Pretty sure this isn't the first time.
I was just about to say this... CJ Roberts as much as left a trail of crumbs to the door that should bring down the unconstitutional “health”care bill.
All legistration that involves spending MUST originate in the House. Since CJ Roberts was clear that the individual mandate was, in fact, a tax...the bill involves spending.
Therefore, it MUST have originated in the House to be legal. Unfortunately, it is a creation of Harry Reid and originated in the Senate.
Thus it is UNCONSTITUTIONAL and Roberts as much as told us so.
All someone has to do now is re-challange it on these grounds..... please? anyone???
Harry Reid’s the one who took a Bill from the House then gutted it and replaced it with the 0bamacare text and changed the title.. Something like that.
I don’t think Roberts is “liberal”, but I also don’t buy into the idea that Roberts was purposely killing their power grab. This ruling that it was a tax is not a “poison pill” in the ruling. Why? Because he was the deciding vote. If he wanted to kill their power grab on the commerce clause, a better, much more expedient way to do it is just to vote with the other conservative justices and call it what is was...an abuse and extensive overreach of the commerce clause. Calling it a tax just so that it could later be shot down on a technicality makes no sense.

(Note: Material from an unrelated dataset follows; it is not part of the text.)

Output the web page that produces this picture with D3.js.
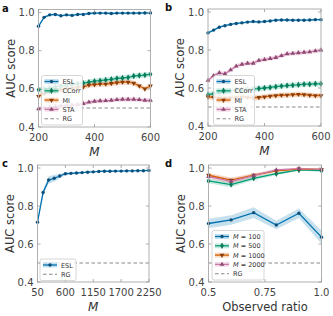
<!DOCTYPE html>
<html>
<head>
<meta charset="utf-8">
<script src="https://cdn.jsdelivr.net/npm/d3@7"></script>
<style>
  body { margin: 0; background: #fff; }
  svg text { font-family: "DejaVu Sans", sans-serif; }
</style>
</head>
<body>
<svg id="chart" width="333" height="316"></svg>
<script>
// panel a / b: M from 200 to 600
var mAB = d3.range(200, 601, 20);

var eslA   = [0.928,0.975,0.988,0.99,0.983,0.988,0.985,0.99,0.99,0.995,0.997,0.997,0.997,0.995,0.997,0.997,0.997,0.997,0.997,0.998,0.998];
var ccorrA = [0.595,0.60,0.605,0.61,0.615,0.62,0.623,0.627,0.63,0.635,0.64,0.643,0.647,0.65,0.655,0.657,0.66,0.667,0.67,0.672,0.677];
var miA    = [0.56,0.575,0.585,0.59,0.595,0.60,0.603,0.607,0.61,0.62,0.622,0.625,0.625,0.628,0.632,0.635,0.635,0.63,0.615,0.60,0.615];
var staA   = [0.495,0.50,0.503,0.507,0.51,0.513,0.515,0.518,0.522,0.53,0.535,0.537,0.538,0.54,0.543,0.545,0.545,0.545,0.543,0.54,0.54];

var eslB   = [0.89,0.905,0.92,0.928,0.935,0.94,0.943,0.947,0.95,0.948,0.95,0.953,0.957,0.958,0.958,0.957,0.957,0.957,0.958,0.96,0.96];
var ccorrB = [0.565,0.57,0.575,0.58,0.585,0.59,0.59,0.592,0.595,0.597,0.60,0.603,0.607,0.61,0.613,0.615,0.617,0.62,0.62,0.622,0.622];
var miB    = [0.553,0.55,0.548,0.547,0.548,0.55,0.552,0.55,0.548,0.55,0.553,0.557,0.56,0.562,0.563,0.565,0.567,0.565,0.562,0.56,0.56];
var staB   = [0.64,0.665,0.68,0.675,0.695,0.715,0.725,0.73,0.73,0.745,0.75,0.755,0.76,0.77,0.78,0.782,0.785,0.788,0.79,0.795,0.80];

// panel c: M from 50 to 2250
var mC   = d3.range(50, 2251, 110);
var eslC = [0.715,0.871,0.937,0.946,0.958,0.97,0.972,0.974,0.976,0.978,0.98,0.982,0.983,0.983,0.984,0.984,0.985,0.985,0.986,0.986,0.987];
var bandC = [0.008,0.015,0.02,0.018,0.012,0.008,0.006,0.005,0.004,0.004,0.004,0.003,0.003,0.003,0.003,0.003,0.003,0.003,0.003,0.003,0.003];

// panel d: observed ratio
var ratioD = [0.5,0.6,0.7,0.8,0.9,1.0];
var m100   = [0.708,0.727,0.765,0.70,0.762,0.636];
var m500   = [0.932,0.913,0.946,0.97,0.99,0.986];
var m1000  = [0.962,0.936,0.963,0.985,0.995,0.993];
var m2000  = [0.955,0.93,0.96,0.99,0.997,0.993];

var yTicks = [0.4, 0.6, 0.8, 1.0];
var colors = { blue: "#0072B2", green: "#009E73", orange: "#D55E00", pink: "#CC79A7" };

var svg = d3.select("#chart");

function drawPanel(p) {
    var g = svg.append("g");
    var x = d3.scaleLinear().domain(p.xDomain).range([p.left, p.right]);
    var y = d3.scaleLinear().domain([0.4, 1.016]).range([p.bottom, p.top]);

    // bands
    p.series.forEach(function (s) {
        var area = d3.area()
            .x(function (d, i) { return x(p.xs[i]); })
            .y0(function (d, i) { return y(d - s.band[i]); })
            .y1(function (d, i) { return y(d + s.band[i]); });
        g.append("path").attr("d", area(s.values))
            .attr("fill", s.color).attr("opacity", 0.22);
    });

    // random guess
    g.append("line")
        .attr("x1", p.left).attr("x2", p.right)
        .attr("y1", y(0.5)).attr("y2", y(0.5))
        .attr("stroke", "#888").attr("stroke-width", 1.1)
        .attr("stroke-dasharray", "3.5,2.5");

    // lines + markers
    p.series.forEach(function (s) {
        var line = d3.line()
            .x(function (d, i) { return x(p.xs[i]); })
            .y(function (d) { return y(d); });
        g.append("path").attr("d", line(s.values))
            .attr("fill", "none").attr("stroke", s.color).attr("stroke-width", 1.3);
        g.selectAll(null).data(s.values).enter().append("path")
            .attr("d", d3.symbol().type(s.symbol).size(s.size || 9))
            .attr("transform", function (d, i) {
                return "translate(" + x(p.xs[i]) + "," + y(d) + ")" + (s.flip ? " rotate(180)" : "");
            })
            .attr("fill", s.dark || s.color);
    });

    // frame
    g.append("rect")
        .attr("x", p.left).attr("y", p.top)
        .attr("width", p.right - p.left).attr("height", p.bottom - p.top)
        .attr("fill", "none").attr("stroke", "#b0b0b0").attr("stroke-width", 1);

    // ticks (inward, all sides)
    var tk = g.append("g").attr("stroke", "#999").attr("stroke-width", 0.8);
    p.xTicks.forEach(function (t) {
        tk.append("line").attr("x1", x(t)).attr("x2", x(t)).attr("y1", p.bottom).attr("y2", p.bottom - 3);
        tk.append("line").attr("x1", x(t)).attr("x2", x(t)).attr("y1", p.top).attr("y2", p.top + 3);
    });
    yTicks.forEach(function (t) {
        tk.append("line").attr("y1", y(t)).attr("y2", y(t)).attr("x1", p.left).attr("x2", p.left + 3);
        tk.append("line").attr("y1", y(t)).attr("y2", y(t)).attr("x1", p.right).attr("x2", p.right - 3);
    });

    // tick labels
    g.selectAll(null).data(yTicks).enter().append("text")
        .attr("x", p.left - 4).attr("y", function (d) { return y(d) + 3.5; })
        .attr("text-anchor", "end").attr("font-size", 10).attr("fill", "#444")
        .text(function (d) { return d3.format(".1f")(d); });
    g.selectAll(null).data(p.xTicks).enter().append("text")
        .attr("x", function (d) { return x(d); }).attr("y", p.bottom + 14)
        .attr("text-anchor", "middle").attr("font-size", 10).attr("fill", "#444")
        .text(function (d, i) { return p.xLabels[i]; });

    // axis titles
    g.append("text")
        .attr("transform", "translate(" + (p.left - 24) + "," + ((p.top + p.bottom) / 2) + ") rotate(-90)")
        .attr("text-anchor", "middle").attr("font-size", 11.5).attr("fill", "#333")
        .text("AUC score");
    var xt = g.append("text")
        .attr("x", (p.left + p.right) / 2).attr("y", p.bottom + 29)
        .attr("text-anchor", "middle").attr("fill", "#333");
    if (p.xTitle === "M") {
        xt.attr("font-family", "DejaVu Serif, serif").attr("font-style", "italic").attr("font-size", 12).text("M");
    } else {
        xt.attr("font-size", 11.5).text(p.xTitle);
    }

    // panel letter
    g.append("text").attr("x", p.letterX).attr("y", p.top + 2)
        .attr("font-weight", "bold").attr("font-size", 10).attr("fill", "#111")
        .text(p.letter);

    // legend
    var L = p.legend;
    var n = p.series.length + 1;
    var lg = g.append("g");
    lg.append("rect")
        .attr("x", L.x).attr("y", L.y).attr("width", L.w).attr("height", n * 9.3 + 3)
        .attr("rx", 2).attr("fill", "#fff").attr("fill-opacity", 0.85)
        .attr("stroke", "#ccc").attr("stroke-width", 0.8);
    var entries = p.series.concat([{ name: "RG", rg: true }]);
    entries.forEach(function (s, i) {
        var cy = L.y + 6 + i * 9.3;
        if (s.rg) {
            lg.append("line").attr("x1", L.x + 3).attr("x2", L.x + 17).attr("y1", cy).attr("y2", cy)
                .attr("stroke", "#888").attr("stroke-width", 1.1).attr("stroke-dasharray", "3.5,2.5");
        } else {
            lg.append("rect").attr("x", L.x + 3).attr("y", cy - 2.5).attr("width", 14).attr("height", 5)
                .attr("fill", s.color).attr("opacity", 0.22);
            lg.append("line").attr("x1", L.x + 3).attr("x2", L.x + 17).attr("y1", cy).attr("y2", cy)
                .attr("stroke", s.color).attr("stroke-width", 1.3);
            lg.append("path").attr("d", d3.symbol().type(s.symbol).size(s.size || 9))
                .attr("transform", "translate(" + (L.x + 10) + "," + cy + ")" + (s.flip ? " rotate(180)" : ""))
                .attr("fill", s.dark || s.color);
        }
        var t = lg.append("text").attr("x", L.x + 21).attr("y", cy + 2.5)
            .attr("font-size", 6.5).attr("fill", "#333");
        if (s.mval) {
            t.attr("font-family", "DejaVu Serif, serif");
            t.append("tspan").attr("font-style", "italic").text("M");
            t.append("tspan").text(" = " + s.mval);
        } else {
            t.text(s.name);
        }
    });
}

function bandOf(arr, w) { return arr.map(function () { return w; }); }

var serAB = function (esl, ccorr, mi, sta) {
    return [
        { name: "ESL", values: esl, band: bandOf(esl, 0.006), color: colors.blue, dark: "#0b4f7a", symbol: d3.symbolCircle, size: 9 },
        { name: "CCorr", values: ccorr, band: bandOf(ccorr, 0.014), color: colors.green, dark: "#087a5a", symbol: d3.symbolDiamond, size: 12 },
        { name: "MI", values: mi, band: bandOf(mi, 0.014), color: colors.orange, dark: "#8a3d0a", symbol: d3.symbolTriangle, size: 10, flip: true },
        { name: "STA", values: sta, band: bandOf(sta, 0.012), color: colors.pink, dark: "#8e4a73", symbol: d3.symbolTriangle, size: 10 }
    ];
};

drawPanel({
    letter: "a", letterX: 2, left: 38.5, right: 150.5, top: 9.5, bottom: 127,
    xDomain: [200, 600], xs: mAB, xTicks: [200, 400, 600], xLabels: ["200", "400", "600"], xTitle: "M",
    series: serAB(eslA, ccorrA, miA, staA),
    legend: { x: 41.5, y: 75.5, w: 41 }
});

drawPanel({
    letter: "b", letterX: 165, left: 208, right: 321, top: 9, bottom: 126,
    xDomain: [200, 600], xs: mAB, xTicks: [200, 400, 600], xLabels: ["200", "400", "600"], xTitle: "M",
    series: serAB(eslB, ccorrB, miB, staB),
    legend: { x: 213.5, y: 75.5, w: 41 }
});

drawPanel({
    letter: "c", letterX: 2, left: 37.5, right: 149, top: 165, bottom: 282,
    xDomain: [50, 2250], xs: mC, xTicks: [50, 600, 1150, 1700, 2250], xLabels: ["50", "600", "1150", "1700", "2250"], xTitle: "M",
    series: [{ name: "ESL", values: eslC, band: bandC, color: colors.blue, dark: "#0b4f7a", symbol: d3.symbolCircle, size: 9 }],
    legend: { x: 40, y: 259, w: 36 }
});

drawPanel({
    letter: "d", letterX: 165, left: 208.5, right: 321.5, top: 165, bottom: 282,
    xDomain: [0.5, 1.0], xs: ratioD, xTicks: [0.5, 0.75, 1.0], xLabels: ["0.5", "0.75", "1.0"], xTitle: "Observed ratio",
    series: [
        { mval: "100", values: m100, band: [0.025, 0.025, 0.028, 0.022, 0.025, 0.035], color: colors.blue, dark: "#0b4f7a", symbol: d3.symbolCircle, size: 9 },
        { mval: "500", values: m500, band: [0.012, 0.014, 0.01, 0.008, 0.004, 0.005], color: colors.green, dark: "#087a5a", symbol: d3.symbolDiamond, size: 12 },
        { mval: "1000", values: m1000, band: [0.012, 0.014, 0.01, 0.006, 0.003, 0.004], color: colors.orange, dark: "#8a3d0a", symbol: d3.symbolTriangle, size: 10, flip: true },
        { mval: "2000", values: m2000, band: [0.012, 0.014, 0.01, 0.006, 0.003, 0.004], color: colors.pink, dark: "#8e4a73", symbol: d3.symbolTriangle, size: 10 }
    ],
    legend: { x: 212, y: 230.5, w: 52 }
});
</script>
</body>
</html>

It’s purely wishful thinking.
How about that the House bill number originated in the House but the entire content of the House bill was replaced by Harry Reid in the Senate with Obamacare so that the entire spending bill except the House designation originated in the Senate instead of the House a required by the Constitution?
EXACTLY. And when someone with standing can challenge that tax, it should be heard again. All the Roberts is a liberal crowd doesnt get this. He killed their power grab on commerce and boxed them in.
Thanks for some interesting posts, Mr. K and jessduntno.
Pinging a few FRiends here...
When someone is actually taxed, that may be when there is standing.
ping
“When someone is actually taxed, that may be when there is standing.”
It will also raise the issue of forcing tax exempt organizations to mandate a tax. What will they do then? There will be no mechanism with which to charge, collect or pay a tax.
I go for more basic reasons for Roberts decision. I have to ask the questions that others have as:
-What did the Democrats have on Roberts?
-How did they get to him?
-what were they going to expose?
Interesting. Sounds as if Kennedy or Scalia is so torked-off they are gonna force the issue.